THE PROBLEM:
Only the lines from the one containing "Reproduce this chart with matplotlib." through the one containing "y_ticks = [0, 250, 500, 750, 1000]" belong in the answer; copy them exactly and leave out pictures.

INFORMATION GIVEN:

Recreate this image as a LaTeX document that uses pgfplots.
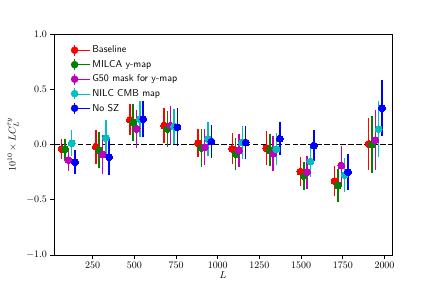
\documentclass[border=0pt]{standalone}
\usepackage{pgfplots}
\pgfplotsset{compat=1.18}
\usepackage{pgfplotstable}
\definecolor{mplr}{rgb}{1,0,0}
\definecolor{mplg}{rgb}{0,0.5,0}
\definecolor{mplm}{rgb}{0.75,0,0.75}
\definecolor{mplc}{rgb}{0,0.75,0.75}
\definecolor{mplb}{rgb}{0,0,1}
\pgfplotstableread{
x y e
64 -0.04 0.09
269 -0.02 0.155
473 0.224 0.14
678 0.172 0.16
882 0.013 0.13
1087 -0.04 0.14
1292 -0.033 0.155
1496 -0.245 0.135
1701 -0.33 0.135
1905 0.006 0.235
}\tblred
\pgfplotstableread{
x y e
84 -0.04 0.09
289 -0.05 0.165
493 0.20 0.165
698 0.14 0.16
902 -0.03 0.17
1107 -0.087 0.145
1312 -0.054 0.145
1516 -0.284 0.125
1721 -0.37 0.15
1925 0.0 0.26
}\tblgreen
\pgfplotstableread{
x y e
104 -0.14 0.10
309 -0.09 0.18
513 0.142 0.17
718 0.17 0.175
922 -0.024 0.165
1127 -0.054 0.15
1332 -0.084 0.16
1536 -0.25 0.15
1741 -0.19 0.18
1945 0.04 0.27
}\tblmag
\pgfplotstableread{
x y e
124 0.013 0.12
329 0.06 0.165
533 0.23 0.16
738 0.163 0.155
942 0.05 0.155
1147 0.018 0.15
1352 -0.042 0.145
1556 -0.154 0.14
1761 -0.275 0.155
1965 0.14 0.25
}\tblcyan
\pgfplotstableread{
x y e
144 -0.16 0.11
349 -0.115 0.165
553 0.23 0.165
758 0.157 0.17
962 0.027 0.145
1167 0.018 0.145
1372 0.052 0.15
1576 -0.01 0.14
1781 -0.25 0.16
1985 0.33 0.255
}\tblblue
\pgfplotsset{
  ebser/.style={
    only marks, mark=*, mark size=3.5bp,
    color=#1, mark options={solid, fill=#1, draw=#1, line width=0pt},
    error bars/.cd, y dir=both, y explicit,
    error bar style={line width=1.5bp, color=#1},
    error mark=none,
  },
}
\begin{document}
\begin{tikzpicture}
\path[use as bounding box] (-54bp,-36bp) rectangle (382bp,255bp);
\begin{axis}[
  at={(0,0)}, anchor=south west,
  scale only axis, width=338bp, height=221bp,
  xmin=18, xmax=2045, ymin=-1, ymax=1,
  xtick={250,500,750,1000,1250,1500,1750,2000},
  ytick={-1,-0.5,0,0.5,1},
  xticklabel style={/pgf/number format/.cd, set thousands separator={}},
  yticklabel style={/pgf/number format/.cd, fixed, fixed zerofill, precision=1},
  scaled ticks=false,
  tick align=outside, xtick pos=left, ytick pos=left,
  major tick length=3.5bp,
  every tick/.style={black, line width=0.8bp},
  axis line style={line width=0.8bp},
  xlabel={$L$},
  ylabel={$10^{10}\times LC_L^{\tau y}$},
  xlabel style={at={(axis description cs:0.5,0)}, anchor=center, yshift=-20bp},
  ylabel style={at={(axis description cs:-0.121,0.5)}, anchor=center},
  legend style={at={(axis description cs:0.0466,0.96)}, anchor=north west, draw=none, fill=none,
    font=\sffamily, row sep=2bp, inner sep=1bp},
  legend cell align=left,
  legend image code/.code={\path (0,0) rectangle (19bp,0); \draw[line width=1.5bp] (3.5bp,-5.3bp) -- (3.5bp,5.3bp); \fill (3.5bp,0) circle (3.5bp);},
]
\addplot[black, dashed, line width=1.5bp, dash pattern=on 5.55bp off 2.4bp, forget plot] coordinates {(18,0) (2045,0)};
\addplot[ebser=mplr] table[x=x, y=y, y error=e] {\tblred};
\addlegendentry{Baseline}
\addplot[ebser=mplg] table[x=x, y=y, y error=e] {\tblgreen};
\addlegendentry{MILCA y-map}
\addplot[ebser=mplm] table[x=x, y=y, y error=e] {\tblmag};
\addlegendentry{G50 mask for y-map}
\addplot[ebser=mplc] table[x=x, y=y, y error=e] {\tblcyan};
\addlegendentry{NILC CMB map}
\addplot[ebser=mplb] table[x=x, y=y, y error=e] {\tblblue};
\addlegendentry{No SZ}
\end{axis}
\end{tikzpicture}
\end{document}
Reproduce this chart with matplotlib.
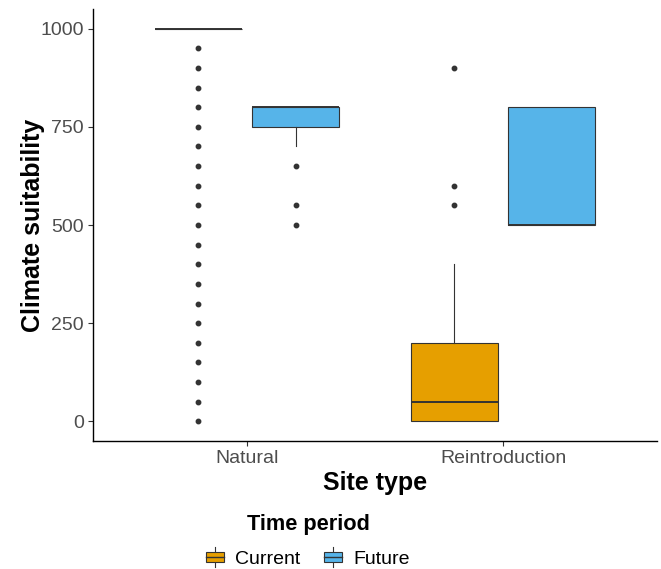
import matplotlib
matplotlib.use("Agg")
import matplotlib.pyplot as plt
from matplotlib.patches import Patch, Rectangle
from matplotlib.lines import Line2D
from matplotlib.legend_handler import HandlerBase

plt.rcParams['font.family'] = ['Liberation Sans', 'DejaVu Sans']

# ---- data ----
sites = ["Natural", "Reintroduction"]
periods = ["Current", "Future"]
period_colors = ["#E69F00", "#56B4E9"]

current_q1 = [1000, 0]
current_med = [1000, 50]
current_q3 = [1000, 200]
current_whislo = [1000, 0]
current_whishi = [1000, 400]
current_fliers = [
    [0, 50, 100, 150, 200, 250, 300, 350, 400, 450,
     500, 550, 600, 650, 700, 750, 800, 850, 900, 950],
    [550, 600, 900],
]

future_q1 = [750, 500]
future_med = [800, 500]
future_q3 = [800, 800]
future_whislo = [700, 500]
future_whishi = [800, 800]
future_fliers = [
    [500, 550, 650],
    [],
]

y_ticks = [0, 250, 500, 750, 1000]

# ---- figure ----
W, H = 661, 569
fig = plt.figure(figsize=(W / 100, H / 100), dpi=100)
ax = fig.add_axes([93 / W, 1 - 441 / H, (657 - 93) / W, (441 - 9) / H])

def make_stats(q1, med, q3, lo, hi, fl):
    return [dict(q1=q1[i], med=med[i], q3=q3[i], whislo=lo[i], whishi=hi[i], fliers=fl[i])
            for i in range(len(q1))]

groups = [
    make_stats(current_q1, current_med, current_q3, current_whislo, current_whishi, current_fliers),
    make_stats(future_q1, future_med, future_q3, future_whislo, future_whishi, future_fliers),
]

offset = 0.19
bwidth = 0.34
edge = "#333333"
for gi, (stats, col) in enumerate(zip(groups, period_colors)):
    pos = [i + 1 + (gi * 2 - 1) * offset for i in range(len(sites))]
    ax.bxp(stats, positions=pos, widths=bwidth, patch_artist=True, showcaps=False,
           boxprops=dict(facecolor=col, edgecolor=edge, linewidth=0.8),
           medianprops=dict(color=edge, linewidth=1.4),
           whiskerprops=dict(color=edge, linewidth=0.8),
           flierprops=dict(marker='o', markerfacecolor=edge, markeredgecolor=edge,
                           markersize=3.2, linestyle='none'),
           manage_ticks=False)

ax.set_xlim(0.4, 2.6)
ax.set_ylim(-50, 1050)
ax.set_xticks([1, 2])
ax.set_xticklabels(sites)
ax.set_yticks(y_ticks)
ax.set_yticklabels([str(v) for v in y_ticks])
for s in ['top', 'right']:
    ax.spines[s].set_visible(False)
for s in ['left', 'bottom']:
    ax.spines[s].set_color('black')
    ax.spines[s].set_linewidth(1.0)
ax.tick_params(axis='both', colors='#333333', labelcolor='#4D4D4D', labelsize=14,
               length=3.5, width=0.8, pad=3)

ax.set_xlabel("Site type", fontsize=18, fontweight='bold', labelpad=3)
ax.set_ylabel("Climate suitability", fontsize=18, fontweight='bold', labelpad=-3)


class BoxHandler(HandlerBase):
    def create_artists(self, legend, orig_handle, xdescent, ydescent, width, height,
                       fontsize, trans):
        fc = orig_handle.get_facecolor()
        bh = height * 0.75
        y0 = (height - bh) / 2 - ydescent
        x0 = -xdescent
        rect = Rectangle((x0, y0), width, bh, facecolor=fc, edgecolor=edge,
                         linewidth=0.8, transform=trans)
        midy = y0 + bh / 2
        med = Line2D([x0, x0 + width], [midy, midy], color=edge, linewidth=1.0, transform=trans)
        cx = x0 + width / 2
        w1 = Line2D([cx, cx], [y0 + bh, y0 + bh + height * 0.3], color=edge, linewidth=0.8,
                    transform=trans)
        w2 = Line2D([cx, cx], [y0, y0 - height * 0.3], color=edge, linewidth=0.8,
                    transform=trans)
        return [w1, w2, rect, med]


handles = [Patch(facecolor=c, edgecolor=edge) for c in period_colors]
leg = fig.legend(handles, periods, handler_map={Patch: BoxHandler()},
                 loc='center', bbox_to_anchor=(308 / W, 1 - 541 / H), ncol=2,
                 frameon=False, fontsize=14, title="Time period",
                 title_fontproperties=dict(weight='bold', size=15.7),
                 handlelength=0.9, handleheight=0.75, handletextpad=0.6,
                 columnspacing=1.2, labelspacing=0.75)

fig.savefig("out.png", dpi=100)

SOLUTION TO THE EXERCISE:
Reproduce this chart with matplotlib.
import matplotlib
matplotlib.use("Agg")
import matplotlib.pyplot as plt
from matplotlib.patches import Patch, Rectangle
from matplotlib.lines import Line2D
from matplotlib.legend_handler import HandlerBase

plt.rcParams['font.family'] = ['Liberation Sans', 'DejaVu Sans']

# ---- data ----
sites = ["Natural", "Reintroduction"]
periods = ["Current", "Future"]
period_colors = ["#E69F00", "#56B4E9"]

current_q1 = [1000, 0]
current_med = [1000, 50]
current_q3 = [1000, 200]
current_whislo = [1000, 0]
current_whishi = [1000, 400]
current_fliers = [
    [0, 50, 100, 150, 200, 250, 300, 350, 400, 450,
     500, 550, 600, 650, 700, 750, 800, 850, 900, 950],
    [550, 600, 900],
]

future_q1 = [750, 500]
future_med = [800, 500]
future_q3 = [800, 800]
future_whislo = [700, 500]
future_whishi = [800, 800]
future_fliers = [
    [500, 550, 650],
    [],
]

y_ticks = [0, 250, 500, 750, 1000]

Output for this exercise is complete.